GIVEN INFORMATION:
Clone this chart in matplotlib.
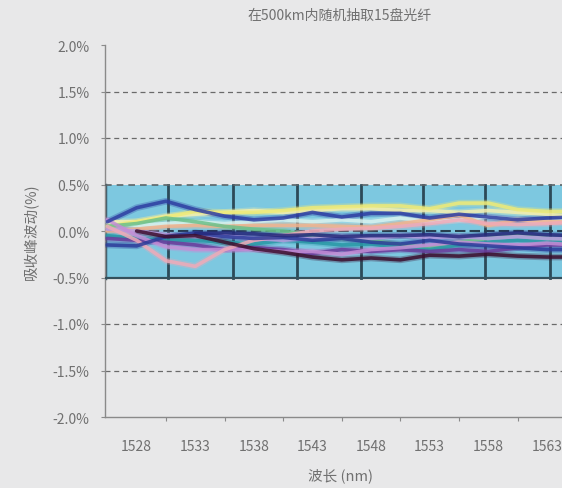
"""
吸收峰波动 chart: 15 fibres sampled within 500 km.
"""
import numpy as np
import matplotlib.pyplot as plt

plt.rcParams['font.family'] = ['Noto Sans CJK SC', 'DejaVu Sans']

# wavelength samples (nm) shared by all traces
wl = [1525.5, 1528, 1530.5, 1533, 1535.5, 1538, 1540.5, 1543, 1545.5,
      1548, 1550.5, 1553, 1555.5, 1558, 1560.5, 1563, 1565.5]

# peak fluctuation in %, one list per fibre (nan = not drawn)
blue_hi = [0.10, 0.25, 0.32, 0.23, 0.16, 0.12, 0.14, 0.20, 0.15, 0.19, 0.19, 0.14, 0.18, 0.15, 0.12, 0.14, 0.15]
blue_lo = [-0.15, -0.16, -0.06, -0.02, -0.06, -0.08, -0.07, -0.10, -0.08, -0.12, -0.14, -0.10, -0.14, -0.16, -0.18, -0.20, -0.20]
pink = [0.05, -0.10, -0.32, -0.38, -0.20, -0.10, -0.05, 0.00, 0.02, 0.03, 0.05, 0.08, 0.12, 0.08, 0.07, 0.08, 0.10]
lavender = [0.12, -0.05, -0.17, -0.20, -0.20, -0.20, -0.22, -0.22, -0.25, -0.20, -0.18, -0.15, -0.12, -0.14, -0.15, -0.13, -0.15]
maroon = [np.nan, 0.00, -0.06, -0.05, -0.12, -0.19, -0.23, -0.28, -0.31, -0.29, -0.31, -0.26, -0.27, -0.25, -0.27, -0.28, -0.28]
yellow = [0.05, 0.10, 0.15, 0.21, 0.20, 0.20, 0.22, 0.25, 0.26, 0.27, 0.27, 0.24, 0.30, 0.30, 0.23, 0.21, 0.21]
cream = [0.10, 0.10, 0.16, 0.18, 0.20, 0.22, 0.20, 0.22, 0.24, 0.24, 0.22, 0.22, 0.20, 0.22, 0.20, 0.18, 0.15]
green = [0.05, 0.08, 0.14, 0.10, 0.05, 0.02, 0.00, -0.05, -0.08, -0.10, -0.15, -0.18, -0.12, -0.08, -0.05, -0.08, -0.10]
salmon = [0.00, 0.02, 0.05, 0.06, 0.05, 0.06, 0.06, 0.06, 0.05, 0.04, 0.08, 0.12, 0.17, 0.06, 0.12, 0.10, 0.10]
pale = [0.10, 0.06, 0.08, 0.10, 0.08, 0.10, 0.12, 0.10, 0.12, 0.10, 0.14, 0.10, 0.12, 0.15, 0.12, 0.10, 0.12]
teal = [-0.05, -0.08, -0.10, -0.10, -0.12, -0.14, -0.10, -0.12, -0.15, -0.14, -0.18, -0.20, -0.15, -0.12, -0.10, -0.12, -0.12]
purple = [-0.08, -0.10, -0.12, -0.15, -0.20, -0.18, -0.20, -0.24, -0.20, -0.22, -0.20, -0.22, -0.20, -0.22, -0.18, -0.15, -0.15]
navy = [np.nan, np.nan, np.nan, -0.03, -0.02, -0.03, -0.05, -0.04, -0.06, -0.05, -0.05, -0.04, -0.06, -0.04, -0.02, -0.04, -0.05]
lilac = [0.02, 0.00, -0.04, -0.06, -0.05, -0.08, -0.10, -0.08, -0.06, -0.08, -0.05, -0.07, -0.06, -0.08, -0.06, -0.08, -0.09]

traces = [
    (pale, '#d8f2ee'), (cream, '#f3efb0'), (yellow, '#eeea78'), (salmon, '#f2b48e'),
    (green, '#6cc08a'), (teal, '#2a98a6'), (lilac, '#b79ce0'), (purple, '#6a3c9c'),
    (lavender, '#c58ed6'), (pink, '#f0aab8'), (blue_lo, '#2c3c9a'), (navy, '#262a7c'),
    (maroon, '#3c0e2e'), (blue_hi, '#2e3ea2'),
]

y_ticks = [-2.0, -1.5, -1.0, -0.5, 0.0, 0.5, 1.0, 1.5, 2.0]
x_labels = [1528, 1533, 1538, 1543, 1548, 1553, 1558, 1563]
x_marks = [1530.5, 1535.5, 1540.5, 1545.5, 1550.5, 1555.5, 1560.5]
band_lines = [1530.65, 1536.2, 1541.7, 1547.1, 1552.4, 1557.7, 1563.3]

bg = '#e8e8e9'
txt = '#707070'

fig = plt.figure(figsize=(5.62, 4.89), dpi=100, facecolor=bg)
ax = fig.add_axes([105 / 562, 1 - 418 / 489, 470 / 562, 372 / 489], facecolor=bg)
ax.set_xlim(1525.3, 1565.4)
ax.set_ylim(-2.0, 2.0)

# light blue band between -0.5% and 0.5%
ax.axhspan(-0.5, 0.5, color='#7dc8e0', zorder=1, lw=0)
for xb in band_lines:
    ax.plot([xb, xb], [-0.5, 0.5], color='#2c4a58', lw=2.0, zorder=2)
ax.plot([1525.3, 1525.3], [-0.5, 0.5], color='#3a5866', lw=2.5, zorder=2)

for yv in [-1.5, -1.0, 1.5, 1.0]:
    ax.axhline(yv, color='#6a6a6a', lw=0.9, ls=(0, (4, 3)), zorder=2)
ax.axhline(0.5, color='#5a6468', lw=1.2, ls=(0, (4, 3)), zorder=5)
ax.axhline(-0.5, color='#34505c', lw=1.6, zorder=5)
ax.axhline(0.0, color='#284050', lw=1.5, ls=(0, (5, 2)), zorder=2)

for vals, col in traces:
    ax.plot(wl, vals, color=col, lw=4.8, alpha=0.3, zorder=3, solid_capstyle='round')
    ax.plot(wl, vals, color=col, lw=2.6, alpha=0.85, zorder=4, solid_capstyle='round')

ax.spines['top'].set_visible(False)
ax.spines['right'].set_visible(False)
for s in ['left', 'bottom']:
    ax.spines[s].set_color('#8a8a8a')
    ax.spines[s].set_linewidth(1.0)

ax.set_yticks(y_ticks)
ax.set_yticklabels([f'{v:.1f}%' for v in y_ticks])
ax.tick_params(axis='y', length=3, width=0.8, color='#8a8a8a', pad=8,
               labelsize=10, labelcolor=txt)

ax.set_xticks(x_marks)
ax.set_xticklabels([])
ax.set_xticks(x_labels, minor=True)
ax.set_xticklabels([str(v) for v in x_labels], minor=True)
ax.tick_params(axis='x', which='major', length=3, width=0.8, color='#8a8a8a')
ax.tick_params(axis='x', which='minor', length=0, pad=16, labelsize=10, labelcolor=txt)

ax.set_xlabel('波长 (nm)', fontsize=10.5, color=txt, labelpad=10)
ax.set_ylabel('吸收峰波动(%)', fontsize=10.5, color=txt, labelpad=10)
ax.set_title('在500km内随机抽取15盘光纤', fontsize=10, color=txt, pad=19)

fig.savefig('out.png', dpi=100, facecolor=bg)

OBJECTIVE: Set the data above down again exactly as given, with no pictures.

OUTPUT OF THE TASK:
Clone this chart in matplotlib.
"""
吸收峰波动 chart: 15 fibres sampled within 500 km.
"""
import numpy as np
import matplotlib.pyplot as plt

plt.rcParams['font.family'] = ['Noto Sans CJK SC', 'DejaVu Sans']

# wavelength samples (nm) shared by all traces
wl = [1525.5, 1528, 1530.5, 1533, 1535.5, 1538, 1540.5, 1543, 1545.5,
      1548, 1550.5, 1553, 1555.5, 1558, 1560.5, 1563, 1565.5]

# peak fluctuation in %, one list per fibre (nan = not drawn)
blue_hi = [0.10, 0.25, 0.32, 0.23, 0.16, 0.12, 0.14, 0.20, 0.15, 0.19, 0.19, 0.14, 0.18, 0.15, 0.12, 0.14, 0.15]
blue_lo = [-0.15, -0.16, -0.06, -0.02, -0.06, -0.08, -0.07, -0.10, -0.08, -0.12, -0.14, -0.10, -0.14, -0.16, -0.18, -0.20, -0.20]
pink = [0.05, -0.10, -0.32, -0.38, -0.20, -0.10, -0.05, 0.00, 0.02, 0.03, 0.05, 0.08, 0.12, 0.08, 0.07, 0.08, 0.10]
lavender = [0.12, -0.05, -0.17, -0.20, -0.20, -0.20, -0.22, -0.22, -0.25, -0.20, -0.18, -0.15, -0.12, -0.14, -0.15, -0.13, -0.15]
maroon = [np.nan, 0.00, -0.06, -0.05, -0.12, -0.19, -0.23, -0.28, -0.31, -0.29, -0.31, -0.26, -0.27, -0.25, -0.27, -0.28, -0.28]
yellow = [0.05, 0.10, 0.15, 0.21, 0.20, 0.20, 0.22, 0.25, 0.26, 0.27, 0.27, 0.24, 0.30, 0.30, 0.23, 0.21, 0.21]
cream = [0.10, 0.10, 0.16, 0.18, 0.20, 0.22, 0.20, 0.22, 0.24, 0.24, 0.22, 0.22, 0.20, 0.22, 0.20, 0.18, 0.15]
green = [0.05, 0.08, 0.14, 0.10, 0.05, 0.02, 0.00, -0.05, -0.08, -0.10, -0.15, -0.18, -0.12, -0.08, -0.05, -0.08, -0.10]
salmon = [0.00, 0.02, 0.05, 0.06, 0.05, 0.06, 0.06, 0.06, 0.05, 0.04, 0.08, 0.12, 0.17, 0.06, 0.12, 0.10, 0.10]
pale = [0.10, 0.06, 0.08, 0.10, 0.08, 0.10, 0.12, 0.10, 0.12, 0.10, 0.14, 0.10, 0.12, 0.15, 0.12, 0.10, 0.12]
teal = [-0.05, -0.08, -0.10, -0.10, -0.12, -0.14, -0.10, -0.12, -0.15, -0.14, -0.18, -0.20, -0.15, -0.12, -0.10, -0.12, -0.12]
purple = [-0.08, -0.10, -0.12, -0.15, -0.20, -0.18, -0.20, -0.24, -0.20, -0.22, -0.20, -0.22, -0.20, -0.22, -0.18, -0.15, -0.15]
navy = [np.nan, np.nan, np.nan, -0.03, -0.02, -0.03, -0.05, -0.04, -0.06, -0.05, -0.05, -0.04, -0.06, -0.04, -0.02, -0.04, -0.05]
lilac = [0.02, 0.00, -0.04, -0.06, -0.05, -0.08, -0.10, -0.08, -0.06, -0.08, -0.05, -0.07, -0.06, -0.08, -0.06, -0.08, -0.09]

traces = [
    (pale, '#d8f2ee'), (cream, '#f3efb0'), (yellow, '#eeea78'), (salmon, '#f2b48e'),
    (green, '#6cc08a'), (teal, '#2a98a6'), (lilac, '#b79ce0'), (purple, '#6a3c9c'),
    (lavender, '#c58ed6'), (pink, '#f0aab8'), (blue_lo, '#2c3c9a'), (navy, '#262a7c'),
    (maroon, '#3c0e2e'), (blue_hi, '#2e3ea2'),
]

y_ticks = [-2.0, -1.5, -1.0, -0.5, 0.0, 0.5, 1.0, 1.5, 2.0]
x_labels = [1528, 1533, 1538, 1543, 1548, 1553, 1558, 1563]
x_marks = [1530.5, 1535.5, 1540.5, 1545.5, 1550.5, 1555.5, 1560.5]
band_lines = [1530.65, 1536.2, 1541.7, 1547.1, 1552.4, 1557.7, 1563.3]

bg = '#e8e8e9'
txt = '#707070'

fig = plt.figure(figsize=(5.62, 4.89), dpi=100, facecolor=bg)
ax = fig.add_axes([105 / 562, 1 - 418 / 489, 470 / 562, 372 / 489], facecolor=bg)
ax.set_xlim(1525.3, 1565.4)
ax.set_ylim(-2.0, 2.0)

# light blue band between -0.5% and 0.5%
ax.axhspan(-0.5, 0.5, color='#7dc8e0', zorder=1, lw=0)
for xb in band_lines:
    ax.plot([xb, xb], [-0.5, 0.5], color='#2c4a58', lw=2.0, zorder=2)
ax.plot([1525.3, 1525.3], [-0.5, 0.5], color='#3a5866', lw=2.5, zorder=2)

for yv in [-1.5, -1.0, 1.5, 1.0]:
    ax.axhline(yv, color='#6a6a6a', lw=0.9, ls=(0, (4, 3)), zorder=2)
ax.axhline(0.5, color='#5a6468', lw=1.2, ls=(0, (4, 3)), zorder=5)
ax.axhline(-0.5, color='#34505c', lw=1.6, zorder=5)
ax.axhline(0.0, color='#284050', lw=1.5, ls=(0, (5, 2)), zorder=2)

for vals, col in traces:
    ax.plot(wl, vals, color=col, lw=4.8, alpha=0.3, zorder=3, solid_capstyle='round')
    ax.plot(wl, vals, color=col, lw=2.6, alpha=0.85, zorder=4, solid_capstyle='round')

ax.spines['top'].set_visible(False)
ax.spines['right'].set_visible(False)
for s in ['left', 'bottom']:
    ax.spines[s].set_color('#8a8a8a')
    ax.spines[s].set_linewidth(1.0)

ax.set_yticks(y_ticks)
ax.set_yticklabels([f'{v:.1f}%' for v in y_ticks])
ax.tick_params(axis='y', length=3, width=0.8, color='#8a8a8a', pad=8,
               labelsize=10, labelcolor=txt)

ax.set_xticks(x_marks)
ax.set_xticklabels([])
ax.set_xticks(x_labels, minor=True)
ax.set_xticklabels([str(v) for v in x_labels], minor=True)
ax.tick_params(axis='x', which='major', length=3, width=0.8, color='#8a8a8a')
ax.tick_params(axis='x', which='minor', length=0, pad=16, labelsize=10, labelcolor=txt)

ax.set_xlabel('波长 (nm)', fontsize=10.5, color=txt, labelpad=10)
ax.set_ylabel('吸收峰波动(%)', fontsize=10.5, color=txt, labelpad=10)
ax.set_title('在500km内随机抽取15盘光纤', fontsize=10, color=txt, pad=19)

fig.savefig('out.png', dpi=100, facecolor=bg)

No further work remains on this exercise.